USD Topping Out – Nikkei Weekly Pin Bar

The other day’s 100 pip ramp up in USD/JPY has stuck – so far.

Sitting up here at the top end of the range it’s obvious that The BOJ did everything it could “pre U.S GDP debacle” to keep the status quo and defend the line at 101.20.

Please appreciate the significance of this as…..the ultimate “breakdown” in USD/JPY is the signal / breakdown required for this entire “house of cards” to take a serious, serious blow.

The fact that currency markets have literally “stood still” for the past 48 hours as global equities take their first serious hit in months says a lot – affirming “just how desperate” the co-ordinated effort of Central Bankers ( to keep this ball in the air ) has become.

The subsequent breakdown in /ES ( SP 500 futures ) has now broken below major support that “under any normal conditions” would signal what we usually call an “intermediate decline” but again…..considering who we’re up against – I can’t get too excited looking for much further downside short of this thing “popping” higher first.

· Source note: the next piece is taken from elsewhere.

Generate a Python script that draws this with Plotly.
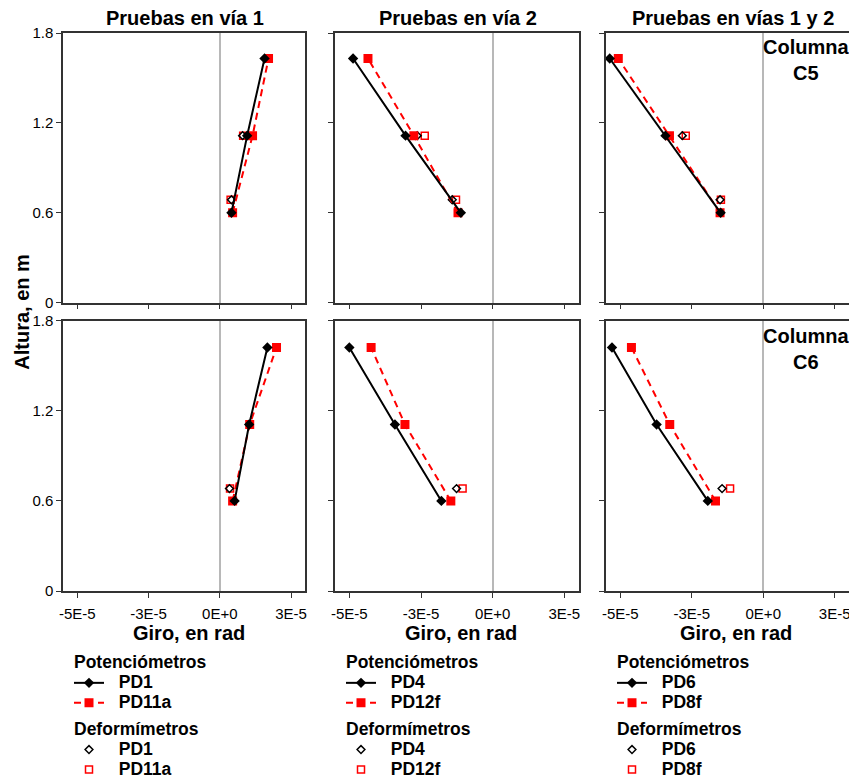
import plotly.graph_objects as go

# ---------------- data ----------------
heights_pot_c5 = [0.6, 1.115, 1.63]
heights_def_c5 = [1.115, 0.687]
heights_pot_c6 = [0.6, 1.109, 1.622]
heights_def_c6 = [0.682]

# Column C5 (top row)
c5_v1_pd1_pot = [0.41e-5, 0.96e-5, 1.57e-5]
c5_v1_pd11a_pot = [0.45e-5, 1.15e-5, 1.71e-5]
c5_v1_pd1_def = [0.80e-5, 0.41e-5]
c5_v1_pd11a_def = [0.82e-5, 0.38e-5]

c5_v2_pd4_pot = [-1.11e-5, -3.04e-5, -4.87e-5]
c5_v2_pd12f_pot = [-1.21e-5, -2.75e-5, -4.35e-5]
c5_v2_pd4_def = [-2.63e-5, -1.41e-5]
c5_v2_pd12f_def = [-2.37e-5, -1.28e-5]

c5_v12_pd6_pot = [-1.49e-5, -3.42e-5, -5.37e-5]
c5_v12_pd8f_pot = [-1.51e-5, -3.28e-5, -5.07e-5]
c5_v12_pd6_def = [-2.83e-5, -1.51e-5]
c5_v12_pd8f_def = [-2.71e-5, -1.48e-5]

# Column C6 (bottom row)
c6_v1_pd1_pot = [0.52e-5, 1.03e-5, 1.67e-5]
c6_v1_pd11a_pot = [0.45e-5, 1.05e-5, 1.99e-5]
c6_v1_pd1_def = [0.34e-5]
c6_v1_pd11a_def = [0.36e-5]

c6_v2_pd4_pot = [-1.79e-5, -3.41e-5, -5.00e-5]
c6_v2_pd12f_pot = [-1.46e-5, -3.06e-5, -4.24e-5]
c6_v2_pd4_def = [-1.26e-5]
c6_v2_pd12f_def = [-1.05e-5]

c6_v12_pd6_pot = [-1.94e-5, -3.73e-5, -5.29e-5]
c6_v12_pd8f_pot = [-1.67e-5, -3.27e-5, -4.61e-5]
c6_v12_pd6_def = [-1.44e-5]
c6_v12_pd8f_def = [-1.16e-5]

col_titles = ["Pruebas en vía 1", "Pruebas en vía 2", "Pruebas en vías 1 y 2"]
names_black = ["PD1", "PD4", "PD6"]
names_red = ["PD11a", "PD12f", "PD8f"]

x_tickvals = [-5e-5, -2.5e-5, 0, 2.5e-5]
x_ticktext = ["-5E-5", "-3E-5", "0E+0", "3E-5"]
y_tickvals = [0, 0.6, 1.2, 1.8]
y_ticktext = ["0", "0.6", "1.2", "1.8"]

panels = [
    (1, 1, c5_v1_pd1_pot, c5_v1_pd11a_pot, c5_v1_pd1_def, c5_v1_pd11a_def, heights_pot_c5, heights_def_c5),
    (1, 2, c5_v2_pd4_pot, c5_v2_pd12f_pot, c5_v2_pd4_def, c5_v2_pd12f_def, heights_pot_c5, heights_def_c5),
    (1, 3, c5_v12_pd6_pot, c5_v12_pd8f_pot, c5_v12_pd6_def, c5_v12_pd8f_def, heights_pot_c5, heights_def_c5),
    (2, 1, c6_v1_pd1_pot, c6_v1_pd11a_pot, c6_v1_pd1_def, c6_v1_pd11a_def, heights_pot_c6, heights_def_c6),
    (2, 2, c6_v2_pd4_pot, c6_v2_pd12f_pot, c6_v2_pd4_def, c6_v2_pd12f_def, heights_pot_c6, heights_def_c6),
    (2, 3, c6_v12_pd6_pot, c6_v12_pd8f_pot, c6_v12_pd6_def, c6_v12_pd8f_def, heights_pot_c6, heights_def_c6),
]

# ---------------- layout geometry ----------------
# page body has an 8px margin: work in screenshot pixels, convert to figure pixels
OFF = 8
W, H = 857 - OFF, 795 - OFF
PL, PR, PT, PB = 63 - OFF, 849 - OFF, 33 - OFF, 591 - OFF  # plot area in figure px
ML, MR, MT, MB = PL, W - PR, PT, H - PB
PW = PR - PL
PH = PB - PT
col_px = [(63, 305.3), (335, 578.7), (606, 849)]
row_px = [(33, 302.7), (320.7, 591)]


def xdom(c):
    a, b = col_px[c]
    return [max(0, (a - OFF - PL) / PW), min(1, (b - OFF - PL) / PW)]


def ydom(r):
    a, b = row_px[r]
    return [max(0, (PB - (b - OFF)) / PH), min(1, (PB - (a - OFF)) / PH)]


def px2x(px):
    return (px - OFF - PL) / PW


def py2y(py):
    return (PB - (py - OFF)) / PH


BIG = 'font-size:17.5px'
NB = "\u00a0\u00a0"

fig = go.Figure()
legend_ids = ["legend", "legend2", "legend3"]

for (r, c, bp, rp, bd, rd, hp, hd) in panels:
    idx = (r - 1) * 3 + c
    xa = "x" if idx == 1 else f"x{idx}"
    ya = "y" if idx == 1 else f"y{idx}"
    show = (r == 1)
    lg = legend_ids[c - 1]
    nb = names_black[c - 1]
    nr = names_red[c - 1]
    fig.add_trace(go.Scatter(
        x=rd, y=hd, mode="markers", xaxis=xa, yaxis=ya,
        name=f'<span style="{BIG}">{NB}{nr}</span>',
        legend=lg, legendgroup=f"def{c}", legendrank=4, showlegend=show,
        legendgrouptitle=dict(text=f'<span style="{BIG}">Deformímetros</span>'),
        marker=dict(symbol="square-open", size=7, color="#ff0000", line=dict(width=1.5)),
    ))
    fig.add_trace(go.Scatter(
        x=bd, y=hd, mode="markers", xaxis=xa, yaxis=ya,
        name=f'<span style="{BIG}">{NB}{nb}</span>',
        legend=lg, legendgroup=f"def{c}", legendrank=3, showlegend=show,
        legendgrouptitle=dict(text=f'<span style="{BIG}">Deformímetros</span>'),
        marker=dict(symbol="diamond-open", size=6, color="#000000", line=dict(width=1.5)),
    ))
    fig.add_trace(go.Scatter(
        x=rp, y=hp, mode="lines+markers", xaxis=xa, yaxis=ya,
        name=f'<span style="{BIG}">{NB}{nr}</span>',
        legend=lg, legendgroup=f"pot{c}", legendrank=2, showlegend=show,
        legendgrouptitle=dict(text=f'<span style="{BIG}">Potenciómetros</span>'),
        line=dict(color="#ff0000", width=2, dash="7px,5px"),
        marker=dict(symbol="square", size=9, color="#ff0000"),
    ))
    fig.add_trace(go.Scatter(
        x=bp, y=hp, mode="lines+markers", xaxis=xa, yaxis=ya,
        name=f'<span style="{BIG}">{NB}{nb}</span>',
        legend=lg, legendgroup=f"pot{c}", legendrank=1, showlegend=show,
        legendgrouptitle=dict(text=f'<span style="{BIG}">Potenciómetros</span>'),
        line=dict(color="#000000", width=2),
        marker=dict(symbol="diamond", size=8, color="#000000"),
    ))

axis_common = dict(
    showline=True, linecolor="#333333", linewidth=1.5, mirror=True,
    ticks="outside", ticklen=5, tickwidth=1.2, tickcolor="#333333",
    showgrid=False,
    tickfont=dict(family="Liberation Sans, Arial, sans-serif", size=15, color="#000"),
)

layout_axes = {}
for r in range(2):
    for c in range(3):
        idx = r * 3 + c + 1
        xk = "xaxis" if idx == 1 else f"xaxis{idx}"
        yk = "yaxis" if idx == 1 else f"yaxis{idx}"
        ya = "y" if idx == 1 else f"y{idx}"
        xa = "x" if idx == 1 else f"x{idx}"
        layout_axes[xk] = dict(
            axis_common, domain=xdom(c), anchor=ya, range=[-5.5e-5, 3e-5],
            tickvals=x_tickvals, ticktext=x_ticktext, showticklabels=(r == 1),
            ticklabelstandoff=3,
            zeroline=True, zerolinecolor="#b8b8b8", zerolinewidth=1.5,
        )
        layout_axes[yk] = dict(
            axis_common, domain=ydom(r), anchor=xa, range=[0, 1.8],
            tickvals=y_tickvals, ticktext=y_ticktext, showticklabels=(c == 0),
            zeroline=False,
        )

BOLD = dict(family="Liberation Sans, Arial, sans-serif", size=20, color="#000", weight="bold")

annotations = []
title_cx = [185, 458.5, 732.5]
for c in range(3):
    annotations.append(dict(
        text=col_titles[c], x=px2x(title_cx[c]), y=py2y(18), xref="paper", yref="paper",
        showarrow=False, xanchor="center", yanchor="middle", font=BOLD,
    ))
giro_cx = [189, 461, 736]
for c in range(3):
    annotations.append(dict(
        text="Giro, en rad", x=px2x(giro_cx[c]), y=py2y(633), xref="paper", yref="paper",
        showarrow=False, xanchor="center", yanchor="middle", font=BOLD,
    ))
annotations.append(dict(
    text="Altura, en m", x=px2x(22), y=py2y(311.7), xref="paper", yref="paper",
    showarrow=False, xanchor="center", yanchor="middle", textangle=-90, font=BOLD,
))
annotations.append(dict(
    text="Columna<br>C5", x=px2x(806), y=py2y(60), xref="paper", yref="paper",
    showarrow=False, xanchor="center", yanchor="middle", font=BOLD,
))
annotations.append(dict(
    text="Columna<br>C6", x=px2x(806), y=py2y(349), xref="paper", yref="paper",
    showarrow=False, xanchor="center", yanchor="middle", font=BOLD,
))

leg_font = dict(family="Liberation Sans, Arial, sans-serif", size=13, color="#000", weight="bold")
leg_x_px = [69, 341, 612]
legends = {}
for i, lid in enumerate(legend_ids):
    legends[lid] = dict(
        x=px2x(leg_x_px[i]), y=py2y(648), xref="paper", yref="paper",
        xanchor="left", yanchor="top", orientation="v",
        traceorder="grouped", tracegroupgap=7, itemwidth=30,
        font=leg_font, grouptitlefont=leg_font,
        bgcolor="rgba(0,0,0,0)", borderwidth=0,
    )

fig.update_layout(
    width=W, height=H,
    margin=dict(l=ML, r=MR, t=MT, b=MB, autoexpand=False),
    paper_bgcolor="white", plot_bgcolor="white",
    showlegend=True,
    annotations=annotations,
    font=dict(family="Liberation Sans, Arial, sans-serif"),
    **layout_axes,
    **legends,
)

fig.write_html("out.html")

Nikkei ( as suggested the other day ) appears to have “popped and dropped” back into it’s near term range , also generating an interesting looking “pin bar” on the weekly time frame. The likely “top of wave 2” in our existing framework.

 

Nikkei_Weekly_Aug_01_Forex_Kong

Nikkei_Weekly_Aug_01_Forex_Kong

Considering the waves of poor data that continue to flood out of Japan it’s “all but certain” that the recent ramp job was / was purely Central Bank induced, “yet again” keeping this thing afloat as long as they possibly can.

What we begin to understand here now,  is just how desperate the situation is and that….more than likely the fallout will be much worse / severe than your average “garden variet” BTD ( buy the dip ) and “everything will be ok” type thing.

Trade wise – considering the massive overbought conditions of The U.S Dollar one has to consider looking long both EUR/USD as well GBP/USD here but again with caution as the “solid up trend in USD” would have this trade originally manifest as “counter trend”.

I’m having trouble imagining the U.S Fed letting USD get much further out of the basement here as every single uptick essentially drives the cost of U.S Debt higher ( being denominated in USD of course ) and “how soon we forget” – The Fed still wants to crush the currency.

For those brave enough to get out and challenge the BOJ here in coming days, I see that many of the long JPY pairs have retraced a touch and could provide for “re entry” here next week including short NZD/JPY, CAD/JPY and entry short USD/JPY up here at the top end “should we see reversal first”.

Otherwise the blatantly obvious trade here is looking at EUR, considering that if USD rolls over here and spends the next 6-8 days retracing ( or perhaps generating a much larger fall ) the biggest returns will be seen vs EU currencies.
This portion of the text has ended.